For $D^{(*)}\bar{D}^{(*)}$ scattering, the $X(3872)$ implies $\bar{\delta}_{01+}=\pi/2$, where we use $\bar{\delta}$ to denote $D^{(*)}\bar{D}^{(*)}$ scattering phase shifts and the subscript “₊” denotes the positive $C$-parity combination of $D\bar{D}^{*}$ in Eq. (16).
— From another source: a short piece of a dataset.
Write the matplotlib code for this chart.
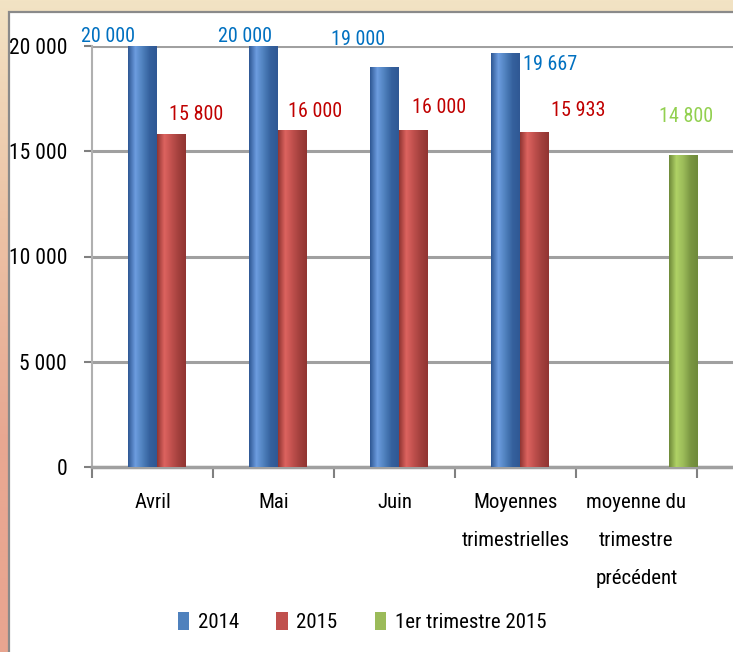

One obtains

$$\bar{\delta}_{00}=\bar{\delta}_{01\pm}=\bar{\delta}_{0J*}=\frac{\pi}{2},\quad\bar{\delta}_{10}=\bar{\delta}_{11\pm}=\bar{\delta}_{1J*}=0,$$

(53)

or

$$\bar{\delta}_{00}=\bar{\delta}_{01\pm}=\bar{\delta}_{0J*}=\bar{\delta}_{10}=\bar{\delta}_{11\pm}=\bar{\delta}_{1J*}=\frac{\pi}{2},$$

(54)

where $J=0,1,2$. Then the solutions of the LECs read:

$$C_{0a}=-\frac{2\pi}{\mu\bar{\Lambda}},\quad C_{0b}=C_{1a}=C_{1b}=0,$$

(55)

or

$$C_{0a}=C_{1a}=-\frac{2\pi}{\mu\bar{\Lambda}},\quad C_{0b}=C_{1b}=0,$$

(56)

where $\bar{\Lambda}$ denotes the cut-off for the $D^{(*)}\bar{D}^{(*)}$ system.